Given task » Which lines below hold the word "this"? Report each one.

Stored items from a collection
------------------------------

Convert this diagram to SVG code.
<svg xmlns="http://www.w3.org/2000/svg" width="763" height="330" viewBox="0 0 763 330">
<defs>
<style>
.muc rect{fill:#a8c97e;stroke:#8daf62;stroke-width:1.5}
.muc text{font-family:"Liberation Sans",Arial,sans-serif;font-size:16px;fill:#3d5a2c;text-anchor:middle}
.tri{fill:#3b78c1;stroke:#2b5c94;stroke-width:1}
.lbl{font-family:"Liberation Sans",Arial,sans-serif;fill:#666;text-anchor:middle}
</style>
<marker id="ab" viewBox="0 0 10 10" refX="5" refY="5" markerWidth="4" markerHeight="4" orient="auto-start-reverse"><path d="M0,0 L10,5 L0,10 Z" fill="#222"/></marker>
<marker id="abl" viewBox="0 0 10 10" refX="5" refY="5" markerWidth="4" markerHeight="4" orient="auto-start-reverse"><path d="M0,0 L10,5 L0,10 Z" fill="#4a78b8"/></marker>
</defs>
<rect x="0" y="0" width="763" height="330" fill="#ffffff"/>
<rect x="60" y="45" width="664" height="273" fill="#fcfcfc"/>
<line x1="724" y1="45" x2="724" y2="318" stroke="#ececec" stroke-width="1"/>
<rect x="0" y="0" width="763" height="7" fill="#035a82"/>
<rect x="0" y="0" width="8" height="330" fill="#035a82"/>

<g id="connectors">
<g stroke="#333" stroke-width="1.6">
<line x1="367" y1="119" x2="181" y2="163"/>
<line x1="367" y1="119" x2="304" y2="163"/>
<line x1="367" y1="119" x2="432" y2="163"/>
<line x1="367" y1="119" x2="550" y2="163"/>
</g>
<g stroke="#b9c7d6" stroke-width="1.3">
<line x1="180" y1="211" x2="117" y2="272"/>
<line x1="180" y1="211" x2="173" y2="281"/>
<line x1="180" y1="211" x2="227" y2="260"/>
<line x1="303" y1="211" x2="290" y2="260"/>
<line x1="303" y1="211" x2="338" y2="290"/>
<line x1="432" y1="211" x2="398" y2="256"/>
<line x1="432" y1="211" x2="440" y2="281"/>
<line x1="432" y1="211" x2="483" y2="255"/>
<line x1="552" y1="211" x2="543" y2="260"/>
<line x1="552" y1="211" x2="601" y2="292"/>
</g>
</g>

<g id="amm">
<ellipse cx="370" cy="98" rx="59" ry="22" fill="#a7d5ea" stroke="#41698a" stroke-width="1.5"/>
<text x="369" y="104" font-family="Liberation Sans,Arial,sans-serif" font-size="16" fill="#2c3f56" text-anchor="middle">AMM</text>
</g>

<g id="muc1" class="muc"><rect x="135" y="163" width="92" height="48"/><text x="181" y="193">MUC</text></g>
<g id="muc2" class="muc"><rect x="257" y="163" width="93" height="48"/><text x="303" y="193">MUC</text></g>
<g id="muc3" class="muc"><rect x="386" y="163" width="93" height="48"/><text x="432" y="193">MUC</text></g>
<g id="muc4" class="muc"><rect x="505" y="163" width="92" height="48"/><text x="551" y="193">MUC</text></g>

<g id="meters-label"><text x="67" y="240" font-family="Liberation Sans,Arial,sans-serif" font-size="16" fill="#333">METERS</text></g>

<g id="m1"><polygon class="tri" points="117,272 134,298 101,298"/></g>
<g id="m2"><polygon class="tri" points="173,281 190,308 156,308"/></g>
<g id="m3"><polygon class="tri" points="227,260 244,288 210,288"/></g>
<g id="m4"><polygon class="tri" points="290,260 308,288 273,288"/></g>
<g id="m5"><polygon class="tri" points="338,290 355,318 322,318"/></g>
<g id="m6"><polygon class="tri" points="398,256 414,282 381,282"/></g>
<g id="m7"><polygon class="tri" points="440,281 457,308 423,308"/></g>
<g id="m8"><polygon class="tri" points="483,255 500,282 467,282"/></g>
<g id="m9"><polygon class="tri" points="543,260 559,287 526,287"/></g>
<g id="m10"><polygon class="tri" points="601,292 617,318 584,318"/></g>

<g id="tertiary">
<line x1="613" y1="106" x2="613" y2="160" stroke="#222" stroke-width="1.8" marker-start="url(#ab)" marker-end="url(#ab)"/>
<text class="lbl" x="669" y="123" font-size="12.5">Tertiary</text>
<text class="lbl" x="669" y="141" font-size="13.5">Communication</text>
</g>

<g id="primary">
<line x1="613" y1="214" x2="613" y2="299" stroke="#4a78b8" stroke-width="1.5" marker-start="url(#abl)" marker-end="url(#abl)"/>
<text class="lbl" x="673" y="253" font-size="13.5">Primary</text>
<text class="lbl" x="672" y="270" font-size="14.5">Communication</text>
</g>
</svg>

------------------------------

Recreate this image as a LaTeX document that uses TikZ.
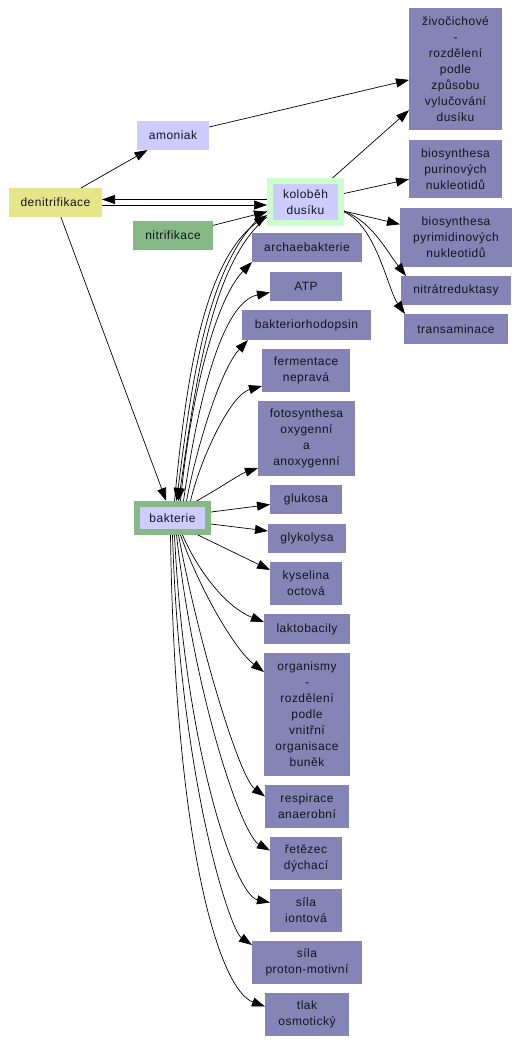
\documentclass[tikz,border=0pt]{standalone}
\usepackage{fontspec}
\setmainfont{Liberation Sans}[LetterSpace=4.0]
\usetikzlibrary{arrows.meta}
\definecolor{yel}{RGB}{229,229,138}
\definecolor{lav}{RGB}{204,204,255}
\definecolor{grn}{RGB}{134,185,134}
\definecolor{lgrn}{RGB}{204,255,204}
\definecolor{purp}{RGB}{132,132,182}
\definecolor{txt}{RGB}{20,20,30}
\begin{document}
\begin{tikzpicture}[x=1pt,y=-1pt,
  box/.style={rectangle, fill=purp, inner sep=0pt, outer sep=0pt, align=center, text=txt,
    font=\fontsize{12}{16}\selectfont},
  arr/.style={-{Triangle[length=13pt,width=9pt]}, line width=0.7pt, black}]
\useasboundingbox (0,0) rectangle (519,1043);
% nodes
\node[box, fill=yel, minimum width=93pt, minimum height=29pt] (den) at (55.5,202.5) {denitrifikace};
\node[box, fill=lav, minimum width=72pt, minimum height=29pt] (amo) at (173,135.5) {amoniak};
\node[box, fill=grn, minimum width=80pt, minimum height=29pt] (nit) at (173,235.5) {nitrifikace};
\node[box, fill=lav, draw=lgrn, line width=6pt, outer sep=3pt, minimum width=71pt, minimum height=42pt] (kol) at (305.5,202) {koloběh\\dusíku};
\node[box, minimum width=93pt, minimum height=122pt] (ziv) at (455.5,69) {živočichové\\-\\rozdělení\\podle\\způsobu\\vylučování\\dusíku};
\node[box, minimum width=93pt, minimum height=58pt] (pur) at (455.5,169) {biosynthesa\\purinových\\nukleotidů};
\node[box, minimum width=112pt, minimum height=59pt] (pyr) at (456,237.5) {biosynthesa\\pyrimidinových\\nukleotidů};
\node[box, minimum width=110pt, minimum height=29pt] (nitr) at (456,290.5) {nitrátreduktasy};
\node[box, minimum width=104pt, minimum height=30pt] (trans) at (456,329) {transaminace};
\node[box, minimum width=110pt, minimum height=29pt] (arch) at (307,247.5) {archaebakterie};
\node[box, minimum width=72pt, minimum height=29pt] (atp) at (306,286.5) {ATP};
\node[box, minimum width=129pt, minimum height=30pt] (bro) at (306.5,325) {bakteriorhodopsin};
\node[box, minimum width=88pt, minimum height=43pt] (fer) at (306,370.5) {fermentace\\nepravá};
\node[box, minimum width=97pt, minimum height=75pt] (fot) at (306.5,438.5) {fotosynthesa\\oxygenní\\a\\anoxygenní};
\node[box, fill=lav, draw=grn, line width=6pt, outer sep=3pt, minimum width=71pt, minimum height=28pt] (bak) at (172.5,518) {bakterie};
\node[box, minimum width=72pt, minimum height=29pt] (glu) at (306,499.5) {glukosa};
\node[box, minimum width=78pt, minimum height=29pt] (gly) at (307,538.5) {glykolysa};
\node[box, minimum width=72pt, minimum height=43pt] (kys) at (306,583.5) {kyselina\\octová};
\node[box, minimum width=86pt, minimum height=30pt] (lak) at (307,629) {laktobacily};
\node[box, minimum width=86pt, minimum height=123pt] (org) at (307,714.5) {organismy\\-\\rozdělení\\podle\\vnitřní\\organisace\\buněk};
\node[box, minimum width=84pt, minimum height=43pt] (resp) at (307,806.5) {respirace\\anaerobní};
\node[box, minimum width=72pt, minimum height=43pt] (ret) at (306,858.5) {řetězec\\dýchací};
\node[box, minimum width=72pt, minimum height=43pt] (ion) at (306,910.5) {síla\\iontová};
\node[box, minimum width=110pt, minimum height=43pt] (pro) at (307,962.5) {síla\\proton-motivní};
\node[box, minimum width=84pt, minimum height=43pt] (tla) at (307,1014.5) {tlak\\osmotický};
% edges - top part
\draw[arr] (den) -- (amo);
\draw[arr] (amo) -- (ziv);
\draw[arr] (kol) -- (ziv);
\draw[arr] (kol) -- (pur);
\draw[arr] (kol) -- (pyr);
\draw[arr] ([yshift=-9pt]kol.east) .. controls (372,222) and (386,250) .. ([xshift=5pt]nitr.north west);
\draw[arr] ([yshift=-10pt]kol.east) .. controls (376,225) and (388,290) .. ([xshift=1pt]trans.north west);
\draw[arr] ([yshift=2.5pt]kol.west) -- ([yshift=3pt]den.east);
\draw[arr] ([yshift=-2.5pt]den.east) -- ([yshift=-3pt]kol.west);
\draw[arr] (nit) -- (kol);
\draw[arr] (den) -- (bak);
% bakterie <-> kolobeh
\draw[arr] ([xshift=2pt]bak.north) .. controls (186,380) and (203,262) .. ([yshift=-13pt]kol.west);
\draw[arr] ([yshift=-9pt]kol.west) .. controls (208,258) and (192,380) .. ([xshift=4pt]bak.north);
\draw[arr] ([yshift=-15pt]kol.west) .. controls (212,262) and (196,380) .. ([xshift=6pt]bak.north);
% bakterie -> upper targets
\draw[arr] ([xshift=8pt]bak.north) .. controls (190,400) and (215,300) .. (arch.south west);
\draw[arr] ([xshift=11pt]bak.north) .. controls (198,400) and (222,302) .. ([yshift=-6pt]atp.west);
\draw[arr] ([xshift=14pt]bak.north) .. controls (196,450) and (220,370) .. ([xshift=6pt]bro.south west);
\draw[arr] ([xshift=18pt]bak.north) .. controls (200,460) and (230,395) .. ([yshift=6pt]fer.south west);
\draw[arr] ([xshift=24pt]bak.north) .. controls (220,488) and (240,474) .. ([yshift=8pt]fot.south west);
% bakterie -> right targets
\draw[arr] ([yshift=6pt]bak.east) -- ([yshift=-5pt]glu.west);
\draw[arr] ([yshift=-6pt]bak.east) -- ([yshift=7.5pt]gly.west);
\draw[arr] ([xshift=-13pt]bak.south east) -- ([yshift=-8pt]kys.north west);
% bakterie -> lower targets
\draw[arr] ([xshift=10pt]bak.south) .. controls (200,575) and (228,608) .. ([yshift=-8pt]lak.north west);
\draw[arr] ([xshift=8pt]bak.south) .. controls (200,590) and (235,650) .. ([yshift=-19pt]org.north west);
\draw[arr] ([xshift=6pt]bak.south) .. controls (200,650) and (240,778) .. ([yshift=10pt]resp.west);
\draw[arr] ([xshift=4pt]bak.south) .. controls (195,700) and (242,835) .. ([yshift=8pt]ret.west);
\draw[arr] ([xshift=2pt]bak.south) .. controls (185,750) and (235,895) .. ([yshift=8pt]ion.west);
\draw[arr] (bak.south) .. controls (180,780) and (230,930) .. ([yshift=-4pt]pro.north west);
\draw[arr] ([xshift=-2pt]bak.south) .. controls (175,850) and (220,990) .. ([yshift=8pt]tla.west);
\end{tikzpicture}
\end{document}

------------------------------

Result of the task »
Convert this diagram to SVG code.
Recreate this image as a LaTeX document that uses TikZ.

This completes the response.